▶ _Instruction_:
Set down, exactly as written, the lines from the top of the data to the line that holds "const fracLead = tokensWidth(fracPre)", and omit the pictures.

--- Dataset extract ---

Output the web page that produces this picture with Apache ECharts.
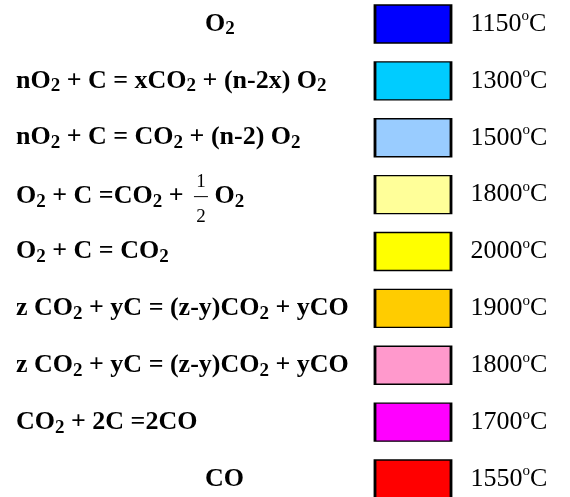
<!DOCTYPE html>
<html>
<head>
<meta charset="utf-8">
<script src="https://cdn.jsdelivr.net/npm/echarts@6/dist/echarts.min.js"></script>
<style>
html, body { margin: 0; padding: 0; background: #fff; }
#chart { width: 570px; height: 497px; }
</style>
</head>
<body>
<div id="chart"></div>
<script>
// 反应式：_2 = 下标, [1/2] = 分数
const equations = [
    'O_2',
    'nO_2 + C = xCO_2 + (n-2x) O_2',
    'nO_2 + C = CO_2 + (n-2) O_2',
    'O_2 + C =CO_2 + [1/2] O_2',
    'O_2 + C = CO_2',
    'z CO_2 + yC = (z-y)CO_2 + yCO',
    'z CO_2 + yC = (z-y)CO_2 + yCO',
    'CO_2 + 2C =2CO',
    'CO'
]
// 温度 (°C)
const temperatures = [1150, 1300, 1500, 1800, 2000, 1900, 1800, 1700, 1550]
// 色块
const boxColors = ['#0000FF', '#00CCFF', '#99CCFF', '#FFFF99', '#FFFF00', '#FFCC00', '#FF99CC', '#FF00FF', '#FF0000']

const SERIF = '"Liberation Serif", "Times New Roman", serif'
const MAIN_FONT = 'bold 26px ' + SERIF
const SUB_FONT = 'bold 19px ' + SERIF
const FRAC_FONT = '19px ' + SERIF
const BAR_W = 14
const BAR_GAP = 4

const ctx = document.createElement('canvas').getContext('2d')
const textWidth = (txt, font) => { ctx.font = font; return ctx.measureText(txt).width }

// 'CO_2 + C' -> '{b|CO}{s|2}{b| + C}'
const toTokens = (str, b = 'b', s = 's') => {
    let out = ''
    str.split(/_(\d)/).forEach((part, k) => {
        if (!part) return
        out += '{' + (k % 2 ? s : b) + '|' + part + '}'
    })
    return out
}
const tokensWidth = (str) => {
    let w = 0
    str.split(/_(\d)/).forEach((part, k) => {
        if (!part) return
        w += textWidth(part, k % 2 ? SUB_FONT : MAIN_FONT)
    })
    return w
}

// 分数的位置
const fracEq = equations.find(e => e.includes('['))
const fracPre = fracEq.split('[')[0]
const fracLead = tokensWidth(fracPre) + BAR_GAP + (BAR_W - textWidth('1', FRAC_FONT)) / 2

const eqLabel = (value) => {
    const m = value.match(/^(.*?)\[(\d)\/(\d)\](.*)$/)
    if (m) {
        return '{lead| }{num|' + m[2] + '}\n'
            + toTokens(m[1], 'bf', 'sf') + '{gap| }{bar| }' + toTokens(m[4], 'bf', 'sf') + '\n'
            + '{lead| }{den|' + m[3] + '}'
    }
    if (!value.includes('=')) {
        return '{ctr| }' + toTokens(value)
    }
    return toTokens(value)
}

const eqRich = {
    b: { fontFamily: SERIF, fontWeight: 'bold', fontSize: 26, lineHeight: 30, color: '#000' },
    s: { fontFamily: SERIF, fontWeight: 'bold', fontSize: 19, lineHeight: 20, verticalAlign: 'bottom', color: '#000' },
    // 分数那一行
    bf: { fontFamily: SERIF, fontWeight: 'bold', fontSize: 26, lineHeight: 14, color: '#000' },
    sf: { fontFamily: SERIF, fontWeight: 'bold', fontSize: 19, lineHeight: 4, padding: [10, 0, 0, 0], color: '#000' },
    ctr: { width: 189, fontSize: 10, lineHeight: 10 },
    lead: { width: fracLead, fontSize: 10, lineHeight: 10 },
    gap: { width: BAR_GAP, fontSize: 2, lineHeight: 2 },
    num: { fontFamily: SERIF, fontSize: 19, lineHeight: 25, padding: [9, 0, 0, 0], color: '#000' },
    den: { fontFamily: SERIF, fontSize: 19, lineHeight: 21, padding: [5, 0, 0, 0], color: '#000' },
    bar: { width: BAR_W, height: 1, lineHeight: 2, fontSize: 2, backgroundColor: '#000' }
}

const chart = echarts.init(document.getElementById('chart'))
chart.setOption({
    animation: false,
    grid: { left: 374, right: 118, top: 24, bottom: 18, outerBoundsMode: 'none' },
    xAxis: { type: 'category', data: ['box'], show: false },
    yAxis: {
        type: 'category',
        inverse: true,
        boundaryGap: false,
        data: equations,
        axisLine: { show: false },
        axisTick: { show: false },
        splitLine: { show: false },
        axisLabel: {
            interval: 0,
            align: 'left',
            margin: 358,
            formatter: eqLabel,
            rich: eqRich
        }
    },
    series: [
        {
            type: 'scatter',
            symbol: 'rect',
            symbolSize: [76, 38],
            data: temperatures.map((t, i) => ({ value: ['box', i, t], itemStyle: { color: boxColors[i] } })),
            itemStyle: { borderColor: '#000', borderWidth: 2, opacity: 1 },
            label: {
                show: true,
                position: 'right',
                distance: 18,
                formatter: (p) => '{t|' + p.value[2] + '}{o|o}{t|C}',
                rich: {
                    t: { fontFamily: SERIF, fontSize: 26, lineHeight: 30, color: '#000' },
                    o: { fontFamily: SERIF, fontSize: 15, verticalAlign: 'top', color: '#000' }
                }
            },
            emphasis: { disabled: true }
        }
    ]
})
</script>
</body>
</html>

---

▶ _Output_:
Output the web page that produces this picture with Apache ECharts.
<!DOCTYPE html>
<html>
<head>
<meta charset="utf-8">
<script src="https://cdn.jsdelivr.net/npm/echarts@6/dist/echarts.min.js"></script>
<style>
html, body { margin: 0; padding: 0; background: #fff; }
#chart { width: 570px; height: 497px; }
</style>
</head>
<body>
<div id="chart"></div>
<script>
// 反应式：_2 = 下标, [1/2] = 分数
const equations = [
    'O_2',
    'nO_2 + C = xCO_2 + (n-2x) O_2',
    'nO_2 + C = CO_2 + (n-2) O_2',
    'O_2 + C =CO_2 + [1/2] O_2',
    'O_2 + C = CO_2',
    'z CO_2 + yC = (z-y)CO_2 + yCO',
    'z CO_2 + yC = (z-y)CO_2 + yCO',
    'CO_2 + 2C =2CO',
    'CO'
]
// 温度 (°C)
const temperatures = [1150, 1300, 1500, 1800, 2000, 1900, 1800, 1700, 1550]
// 色块
const boxColors = ['#0000FF', '#00CCFF', '#99CCFF', '#FFFF99', '#FFFF00', '#FFCC00', '#FF99CC', '#FF00FF', '#FF0000']

const SERIF = '"Liberation Serif", "Times New Roman", serif'
const MAIN_FONT = 'bold 26px ' + SERIF
const SUB_FONT = 'bold 19px ' + SERIF
const FRAC_FONT = '19px ' + SERIF
const BAR_W = 14
const BAR_GAP = 4

const ctx = document.createElement('canvas').getContext('2d')
const textWidth = (txt, font) => { ctx.font = font; return ctx.measureText(txt).width }

// 'CO_2 + C' -> '{b|CO}{s|2}{b| + C}'
const toTokens = (str, b = 'b', s = 's') => {
    let out = ''
    str.split(/_(\d)/).forEach((part, k) => {
        if (!part) return
        out += '{' + (k % 2 ? s : b) + '|' + part + '}'
    })
    return out
}
const tokensWidth = (str) => {
    let w = 0
    str.split(/_(\d)/).forEach((part, k) => {
        if (!part) return
        w += textWidth(part, k % 2 ? SUB_FONT : MAIN_FONT)
    })
    return w
}

// 分数的位置
const fracEq = equations.find(e => e.includes('['))
const fracPre = fracEq.split('[')[0]
const fracLead = tokensWidth(fracPre) + BAR_GAP + (BAR_W - textWidth('1', FRAC_FONT)) / 2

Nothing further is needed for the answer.